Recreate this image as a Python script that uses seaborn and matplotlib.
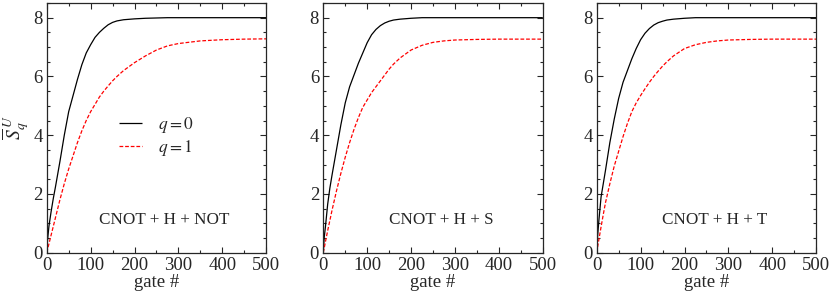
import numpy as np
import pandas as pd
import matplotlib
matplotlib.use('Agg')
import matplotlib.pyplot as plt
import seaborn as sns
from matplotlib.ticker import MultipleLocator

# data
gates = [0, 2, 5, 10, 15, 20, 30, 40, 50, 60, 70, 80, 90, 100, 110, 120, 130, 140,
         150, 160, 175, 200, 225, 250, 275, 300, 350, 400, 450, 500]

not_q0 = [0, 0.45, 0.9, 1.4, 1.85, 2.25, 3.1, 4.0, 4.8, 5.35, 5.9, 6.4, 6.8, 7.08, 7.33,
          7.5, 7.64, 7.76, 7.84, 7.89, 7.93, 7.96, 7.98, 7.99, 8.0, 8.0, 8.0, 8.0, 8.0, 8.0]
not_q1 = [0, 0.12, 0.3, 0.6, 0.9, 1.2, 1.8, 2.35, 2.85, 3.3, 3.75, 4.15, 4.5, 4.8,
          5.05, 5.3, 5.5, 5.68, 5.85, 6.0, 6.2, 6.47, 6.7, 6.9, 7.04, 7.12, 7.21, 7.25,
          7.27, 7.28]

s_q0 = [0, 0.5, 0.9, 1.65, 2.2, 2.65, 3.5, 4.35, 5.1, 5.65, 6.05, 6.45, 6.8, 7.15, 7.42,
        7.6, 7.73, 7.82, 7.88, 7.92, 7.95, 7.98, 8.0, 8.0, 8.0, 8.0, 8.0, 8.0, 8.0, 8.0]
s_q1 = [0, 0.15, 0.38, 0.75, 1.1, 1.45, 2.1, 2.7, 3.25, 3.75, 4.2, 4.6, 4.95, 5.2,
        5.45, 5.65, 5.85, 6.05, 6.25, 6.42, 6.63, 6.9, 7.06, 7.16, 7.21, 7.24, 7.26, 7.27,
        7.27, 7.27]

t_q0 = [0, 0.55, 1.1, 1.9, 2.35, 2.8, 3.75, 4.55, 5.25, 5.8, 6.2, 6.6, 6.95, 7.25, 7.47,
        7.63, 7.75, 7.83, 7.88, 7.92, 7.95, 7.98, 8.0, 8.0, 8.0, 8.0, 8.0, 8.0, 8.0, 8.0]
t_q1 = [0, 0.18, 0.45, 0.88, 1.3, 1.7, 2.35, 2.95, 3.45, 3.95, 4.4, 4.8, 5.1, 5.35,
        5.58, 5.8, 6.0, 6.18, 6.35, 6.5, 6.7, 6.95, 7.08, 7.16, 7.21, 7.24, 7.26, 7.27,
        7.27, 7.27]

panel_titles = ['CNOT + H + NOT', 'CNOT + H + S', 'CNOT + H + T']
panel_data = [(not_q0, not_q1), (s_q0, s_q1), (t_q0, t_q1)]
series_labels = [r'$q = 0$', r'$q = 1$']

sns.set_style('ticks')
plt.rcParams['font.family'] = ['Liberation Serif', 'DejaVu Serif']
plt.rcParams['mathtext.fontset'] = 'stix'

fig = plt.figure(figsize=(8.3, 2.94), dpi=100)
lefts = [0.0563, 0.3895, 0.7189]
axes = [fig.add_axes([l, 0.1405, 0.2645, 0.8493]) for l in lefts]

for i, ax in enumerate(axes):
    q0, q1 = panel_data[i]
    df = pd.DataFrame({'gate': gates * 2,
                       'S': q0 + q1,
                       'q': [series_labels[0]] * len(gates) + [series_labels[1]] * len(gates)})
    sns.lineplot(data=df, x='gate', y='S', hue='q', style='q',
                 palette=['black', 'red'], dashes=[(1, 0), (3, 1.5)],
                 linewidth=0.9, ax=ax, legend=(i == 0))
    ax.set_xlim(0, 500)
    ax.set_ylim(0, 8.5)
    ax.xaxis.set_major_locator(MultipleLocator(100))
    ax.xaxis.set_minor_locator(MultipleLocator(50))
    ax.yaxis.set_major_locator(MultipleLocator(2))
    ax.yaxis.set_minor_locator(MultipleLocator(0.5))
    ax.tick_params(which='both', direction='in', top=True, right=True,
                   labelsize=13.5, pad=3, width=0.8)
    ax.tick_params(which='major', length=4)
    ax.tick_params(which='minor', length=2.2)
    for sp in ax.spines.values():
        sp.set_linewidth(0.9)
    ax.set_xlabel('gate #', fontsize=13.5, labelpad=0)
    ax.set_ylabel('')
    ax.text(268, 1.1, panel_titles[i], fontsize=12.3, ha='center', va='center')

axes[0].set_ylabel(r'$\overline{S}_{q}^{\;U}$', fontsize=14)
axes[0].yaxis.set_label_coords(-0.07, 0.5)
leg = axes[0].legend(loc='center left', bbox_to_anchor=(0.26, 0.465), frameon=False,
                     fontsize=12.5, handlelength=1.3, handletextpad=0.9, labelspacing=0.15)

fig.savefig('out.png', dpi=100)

§ GIVEN REQUEST
Repeat the data exactly in full, omitting its pictures.

§ TASK RESULT
Recreate this image as a Python script that uses seaborn and matplotlib.
import numpy as np
import pandas as pd
import matplotlib
matplotlib.use('Agg')
import matplotlib.pyplot as plt
import seaborn as sns
from matplotlib.ticker import MultipleLocator

# data
gates = [0, 2, 5, 10, 15, 20, 30, 40, 50, 60, 70, 80, 90, 100, 110, 120, 130, 140,
         150, 160, 175, 200, 225, 250, 275, 300, 350, 400, 450, 500]

not_q0 = [0, 0.45, 0.9, 1.4, 1.85, 2.25, 3.1, 4.0, 4.8, 5.35, 5.9, 6.4, 6.8, 7.08, 7.33,
          7.5, 7.64, 7.76, 7.84, 7.89, 7.93, 7.96, 7.98, 7.99, 8.0, 8.0, 8.0, 8.0, 8.0, 8.0]
not_q1 = [0, 0.12, 0.3, 0.6, 0.9, 1.2, 1.8, 2.35, 2.85, 3.3, 3.75, 4.15, 4.5, 4.8,
          5.05, 5.3, 5.5, 5.68, 5.85, 6.0, 6.2, 6.47, 6.7, 6.9, 7.04, 7.12, 7.21, 7.25,
          7.27, 7.28]

s_q0 = [0, 0.5, 0.9, 1.65, 2.2, 2.65, 3.5, 4.35, 5.1, 5.65, 6.05, 6.45, 6.8, 7.15, 7.42,
        7.6, 7.73, 7.82, 7.88, 7.92, 7.95, 7.98, 8.0, 8.0, 8.0, 8.0, 8.0, 8.0, 8.0, 8.0]
s_q1 = [0, 0.15, 0.38, 0.75, 1.1, 1.45, 2.1, 2.7, 3.25, 3.75, 4.2, 4.6, 4.95, 5.2,
        5.45, 5.65, 5.85, 6.05, 6.25, 6.42, 6.63, 6.9, 7.06, 7.16, 7.21, 7.24, 7.26, 7.27,
        7.27, 7.27]

t_q0 = [0, 0.55, 1.1, 1.9, 2.35, 2.8, 3.75, 4.55, 5.25, 5.8, 6.2, 6.6, 6.95, 7.25, 7.47,
        7.63, 7.75, 7.83, 7.88, 7.92, 7.95, 7.98, 8.0, 8.0, 8.0, 8.0, 8.0, 8.0, 8.0, 8.0]
t_q1 = [0, 0.18, 0.45, 0.88, 1.3, 1.7, 2.35, 2.95, 3.45, 3.95, 4.4, 4.8, 5.1, 5.35,
        5.58, 5.8, 6.0, 6.18, 6.35, 6.5, 6.7, 6.95, 7.08, 7.16, 7.21, 7.24, 7.26, 7.27,
        7.27, 7.27]

panel_titles = ['CNOT + H + NOT', 'CNOT + H + S', 'CNOT + H + T']
panel_data = [(not_q0, not_q1), (s_q0, s_q1), (t_q0, t_q1)]
series_labels = [r'$q = 0$', r'$q = 1$']

sns.set_style('ticks')
plt.rcParams['font.family'] = ['Liberation Serif', 'DejaVu Serif']
plt.rcParams['mathtext.fontset'] = 'stix'

fig = plt.figure(figsize=(8.3, 2.94), dpi=100)
lefts = [0.0563, 0.3895, 0.7189]
axes = [fig.add_axes([l, 0.1405, 0.2645, 0.8493]) for l in lefts]

for i, ax in enumerate(axes):
    q0, q1 = panel_data[i]
    df = pd.DataFrame({'gate': gates * 2,
                       'S': q0 + q1,
                       'q': [series_labels[0]] * len(gates) + [series_labels[1]] * len(gates)})
    sns.lineplot(data=df, x='gate', y='S', hue='q', style='q',
                 palette=['black', 'red'], dashes=[(1, 0), (3, 1.5)],
                 linewidth=0.9, ax=ax, legend=(i == 0))
    ax.set_xlim(0, 500)
    ax.set_ylim(0, 8.5)
    ax.xaxis.set_major_locator(MultipleLocator(100))
    ax.xaxis.set_minor_locator(MultipleLocator(50))
    ax.yaxis.set_major_locator(MultipleLocator(2))
    ax.yaxis.set_minor_locator(MultipleLocator(0.5))
    ax.tick_params(which='both', direction='in', top=True, right=True,
                   labelsize=13.5, pad=3, width=0.8)
    ax.tick_params(which='major', length=4)
    ax.tick_params(which='minor', length=2.2)
    for sp in ax.spines.values():
        sp.set_linewidth(0.9)
    ax.set_xlabel('gate #', fontsize=13.5, labelpad=0)
    ax.set_ylabel('')
    ax.text(268, 1.1, panel_titles[i], fontsize=12.3, ha='center', va='center')

axes[0].set_ylabel(r'$\overline{S}_{q}^{\;U}$', fontsize=14)
axes[0].yaxis.set_label_coords(-0.07, 0.5)
leg = axes[0].legend(loc='center left', bbox_to_anchor=(0.26, 0.465), frameon=False,
                     fontsize=12.5, handlelength=1.3, handletextpad=0.9, labelspacing=0.15)

fig.savefig('out.png', dpi=100)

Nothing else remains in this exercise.